Q: My grandfather used a lot of idioms that I’ve never heard outside Pequannock, Lincoln Park, or Montville, N.J. (all settled by the Dutch—good farmland). One was “snout,” meaning to complain loudly and make the listener feel as if he/she were at fault. Would love to know the origin.

A: The words “snoot” and “snout” have been used by Americans in various ways since the mid-1800s to express disdain for someone. Both terms ultimately come from the contemptuous use of “snout” for a big or oddly shaped human nose, a usage that dates back to England in the mid-13th century.

We suspect that this 19th-century American sense is the source of your grandfather’s use of “snout” to mean complain loudly and critically. But it may also have been influenced by expressions in German or the variety of German spoken in Pennsylvania, according to the Dictionary of American Regional English.

In the 19th century, DARE says, Easterners began using the expressions “make a snout” or “make snoots” in the sense of “to grimace, to make faces (at someone).” The dictionary suggests that this “US use may in some cases reflect the equivalent Ger phr eine Schnauze (or Schnute) machen, PaGer en schnut mache.”

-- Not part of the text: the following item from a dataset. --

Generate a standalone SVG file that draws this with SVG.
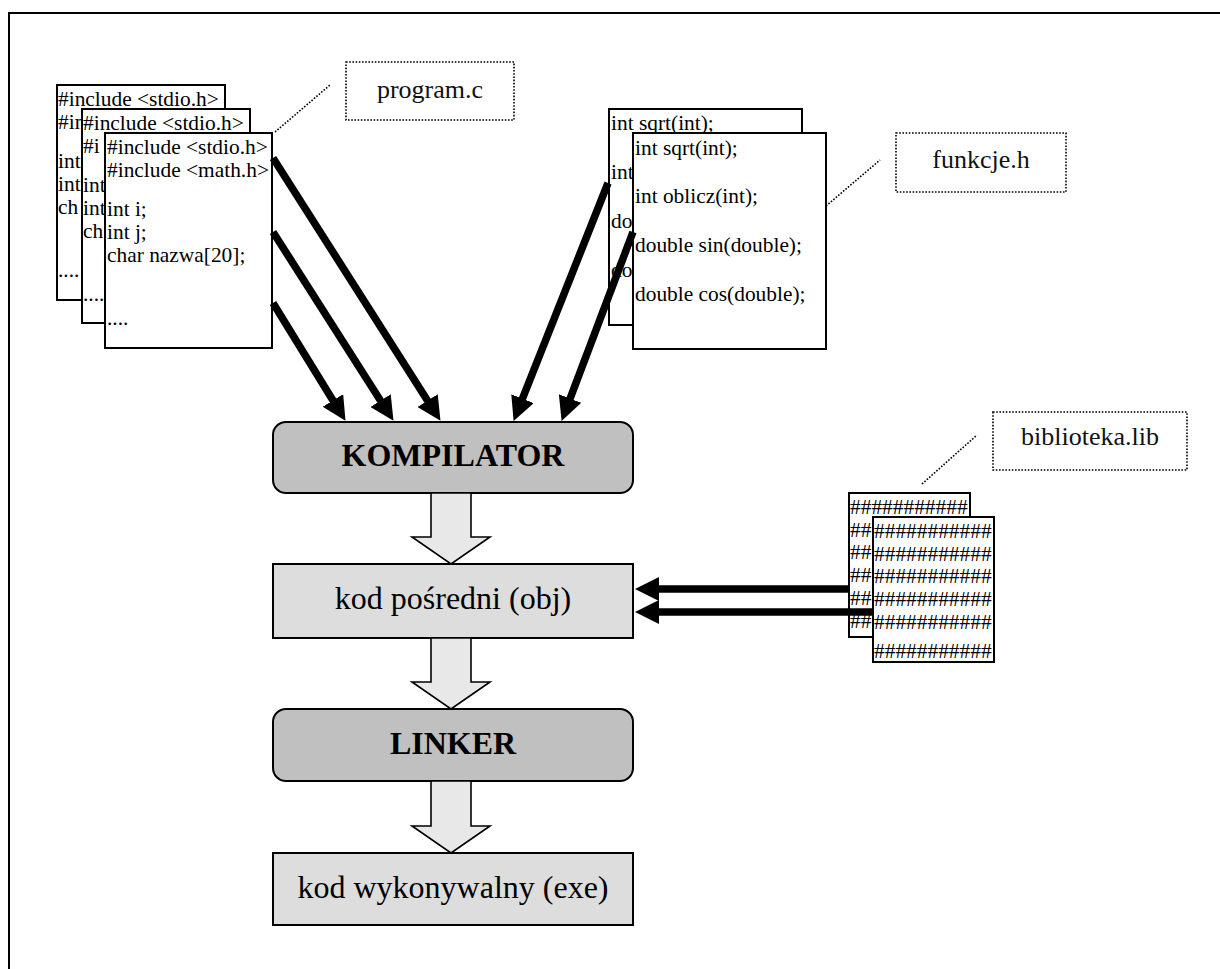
<svg xmlns="http://www.w3.org/2000/svg" width="1220" height="969" viewBox="0 0 1220 969">
<style>
.pg{fill:#fff;stroke:#000;stroke-width:2}
.t{font-family:"Liberation Serif","Times New Roman",serif;font-size:21.4px;fill:#000}
.lbl{font-family:"Liberation Serif","Times New Roman",serif;font-size:26px;fill:#111;text-anchor:middle}
.big{font-family:"Liberation Serif","Times New Roman",serif;font-size:32px;fill:#000;text-anchor:middle}
.bold{font-weight:bold}
.dot{fill:none;stroke:#000;stroke-width:1.6;stroke-dasharray:1.6 1.6}
.proc{fill:#c0c0c0;stroke:#000;stroke-width:2}
.data{fill:#dddddd;stroke:#000;stroke-width:2}
.blk{fill:#e8e8e8;stroke:#000;stroke-width:1.6;stroke-linejoin:miter}
.thick{stroke:#000;stroke-width:7.5;fill:none;marker-end:url(#ah)}
</style>
<defs>
<marker id="ah" markerUnits="userSpaceOnUse" markerWidth="26" markerHeight="26" refX="11" refY="12" orient="auto"><path d="M0,0 L24,12 L0,24 z" fill="#000"/></marker>
<clipPath id="cp1"><rect x="57" y="85" width="25" height="215"/><rect x="57" y="85" width="168" height="24"/></clipPath>
<clipPath id="cp2"><rect x="82" y="109" width="23" height="214"/><rect x="82" y="109" width="168" height="24"/></clipPath>
<clipPath id="cf1"><rect x="609" y="109" width="24" height="216"/><rect x="609" y="109" width="193" height="24"/></clipPath>
<clipPath id="cl1"><rect x="849" y="493" width="24" height="144"/><rect x="849" y="493" width="121" height="24"/></clipPath>
</defs>
<rect width="1220" height="969" fill="#fff"/>
<g id="frame"><path d="M9,969 V13 H1220" fill="none" stroke="#000" stroke-width="2"/></g>

<g id="program-c">
<rect class="pg" x="57" y="85" width="168" height="215"/>
<g clip-path="url(#cp1)">
<text class="t" x="58" y="106">#include &lt;stdio.h&gt;</text>
<text class="t" x="58" y="129">#in</text>
<text class="t" x="58" y="168">int</text>
<text class="t" x="58" y="191">int</text>
<text class="t" x="58" y="214">ch</text>
<text class="t" x="58" y="277">....</text>
</g>
<rect class="pg" x="82" y="109" width="168" height="214"/>
<g clip-path="url(#cp2)">
<text class="t" x="83" y="130">#include &lt;stdio.h&gt;</text>
<text class="t" x="83" y="153">#i</text>
<text class="t" x="83" y="192">int</text>
<text class="t" x="83" y="215">int</text>
<text class="t" x="83" y="238">ch</text>
<text class="t" x="83" y="301">....</text>
</g>
<rect class="pg" x="105" y="133" width="167" height="215"/>
<text class="t" x="107" y="154">#include &lt;stdio.h&gt;</text>
<text class="t" x="107" y="177">#include &lt;math.h&gt;</text>
<text class="t" x="107" y="216">int i;</text>
<text class="t" x="107" y="239">int j;</text>
<text class="t" x="107" y="262">char nazwa[20];</text>
<text class="t" x="107" y="325">....</text>
</g>

<g id="label-program">
<rect class="dot" x="346" y="62" width="168" height="58"/>
<line class="dot" x1="275" y1="132" x2="330" y2="85"/>
<text class="lbl" x="430" y="98">program.c</text>
</g>

<g id="funkcje-h">
<rect class="pg" x="609" y="109" width="193" height="216"/>
<g clip-path="url(#cf1)">
<text class="t" x="611" y="130">int sqrt(int);</text>
<text class="t" x="611" y="179">int</text>
<text class="t" x="611" y="228">do</text>
<text class="t" x="611" y="277">do</text>
</g>
<rect class="pg" x="633" y="133" width="193" height="216"/>
<text class="t" x="635" y="155">int sqrt(int);</text>
<text class="t" x="635" y="203">int oblicz(int);</text>
<text class="t" x="635" y="252">double sin(double);</text>
<text class="t" x="635" y="301">double cos(double);</text>
</g>

<g id="label-funkcje">
<rect class="dot" x="896" y="133" width="170" height="59"/>
<line class="dot" x1="826" y1="206" x2="880" y2="160"/>
<text class="lbl" x="981" y="168">funkcje.h</text>
</g>

<g id="biblioteka-lib">
<rect class="pg" x="849" y="493" width="121" height="144"/>
<g clip-path="url(#cl1)">
<text class="t" x="850" y="514">###########</text>
<text class="t" x="850" y="537">##</text>
<text class="t" x="850" y="559">##</text>
<text class="t" x="850" y="582">##</text>
<text class="t" x="850" y="605">##</text>
<text class="t" x="850" y="628">##</text>
</g>
<rect class="pg" x="873" y="517" width="121" height="145"/>
<text class="t" x="874" y="538">###########</text>
<text class="t" x="874" y="561">###########</text>
<text class="t" x="874" y="583">###########</text>
<text class="t" x="874" y="606">###########</text>
<text class="t" x="874" y="629">###########</text>
<text class="t" x="874" y="658">###########</text>
</g>

<g id="label-biblioteka">
<rect class="dot" x="993" y="412" width="194" height="58"/>
<line class="dot" x1="922" y1="484" x2="977" y2="435"/>
<text class="lbl" x="1090" y="445">biblioteka.lib</text>
</g>

<g id="kompilator">
<rect class="proc" x="273" y="422" width="360" height="71" rx="13"/>
<text class="big bold" x="453" y="466">KOMPILATOR</text>
</g>

<g id="kod-posredni">
<rect class="data" x="273" y="564" width="360" height="74"/>
<text class="big" x="453" y="609">kod pośredni (obj)</text>
</g>

<g id="linker">
<rect class="proc" x="273" y="709" width="360" height="72" rx="13"/>
<text class="big bold" x="453" y="754">LINKER</text>
</g>

<g id="kod-wykonywalny">
<rect class="data" x="273" y="853" width="360" height="72"/>
<text class="big" x="453" y="898">kod wykonywalny (exe)</text>
</g>

<g id="connectors">
<polygon class="blk" points="431,493 471,493 471,537 490,537 451,564 412,537 431,537"/>
<polygon class="blk" points="431,638 471,638 471,682 490,682 451,709 412,682 431,682"/>
<polygon class="blk" points="431,781 471,781 471,826 490,826 451,853 412,826 431,826"/>
<line class="thick" x1="273" y1="158" x2="433.5" y2="409.9"/>
<line class="thick" x1="273" y1="232" x2="386.5" y2="409.9"/>
<line class="thick" x1="273" y1="303" x2="338.7" y2="409.8"/>
<line class="thick" x1="608" y1="183" x2="518.4" y2="408.9"/>
<line class="thick" x1="633" y1="232" x2="566.2" y2="408.8"/>
<line class="thick" x1="849" y1="589" x2="648" y2="589"/>
<line class="thick" x1="873" y1="612" x2="648" y2="612"/>
</g>
</svg>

The regional dictionary’s earliest example is from a New York newspaper: “This reminds us of the language of the little fellow to the chap that had him down … ‘If I can’t lick you, I can make snoots at your sister!’ ” (Brooklyn Eagle and Kings County Democrat, June 20, 1844.)

The only other 19th-century DARE citation is from a newspaper in Frederick, Md.: “She made a snoot at me and told me to scat.” (Daily News, Aug. 27, 1884.)

An early 20th-century example from southeastern Pennsylvania supports the dictionary’s suggestion that the usage may have been influenced by German, especially the dialect spoken in Pennsylvania, which is also known as Pennsylvania Dutch:

“Make a snout (snoot). Grimace. ‘Teacher, he’s making snouts at me.’ … fr. Pa. Ger. schnoot mŏchă; Ger. schnauze machen.” (From German American Annals, Philadelphia, January-February 1908.)

(German-speaking settlers and their descendants in Pennsylvania were often referred to as “Dutch” because the word “German” was Deutsch in German and Deitsch in the local dialect.)

DARE doesn’t have any examples for “snoot” or “snout” used by itself as a verb meaning to complain or grimace. However, all five standard American dictionaries now list “snoot” as a verb that means to treat disdainfully or condescendingly.

The Oxford English Dictionary, an etymological dictionary based on historical evidence, has several 20th-century American examples of “snoot” used in the sense of “to snub; to treat scornfully or with disdain.”

The earliest OED example is from A Couple of Quick Ones, a 1928 novel by the New Yorker writer Eric S. Hatch: “I followed him … up the street to where the Wright limousine was snooting the world in general at the kerb.”

The latest Oxford citation is from a review of The Slipper and the Rose, a film updating the Cinderella story: “Cinderella (Gemma Craven) gets snooted by her Stepsisters and gazes sorrowfully into the flames of the scullery fire.” (Time, Jan. 17, 1977.)

Oxford doesn’t connect the pejorative use of “snoot” and “snout” in verb phrases with the use of “snoot” alone in the scorning sense, but we wouldn’t be surprised if a connection is found one day.

Interestingly, the OED does have several examples of “snout” used in much the way your grandfather used it, but they’re all from Australia. The dictionary says that in Australian slang, “snout” means “to bear ill-will towards; to treat with disfavour, to rebuff.”

The dictionary’s earliest example is from The Moods of Ginger Mick, a 1916 novel about World War I by C. J. Dennis: “An’ snouted them that snouted ’im, an’ never give a dam.”

If your grandfather served in World War I or II, he may have picked up his use of “snout” in the fault-finding sense from Australian soldiers, though we think a more likely source is the grimacing American use of “snoot” and “snout” in the 19th and early 20th centuries.

Both the Australian and American usages ultimately come from the scornful use of “snout” in medieval England for a big or odd human nose, a sense that showed up in King Horn, a Middle English poem of chivalry and romance dating from the mid-1200s:

“He lokede him abute, / Wiþ his colmie snute” (“He looked all about / With his sooty snout”).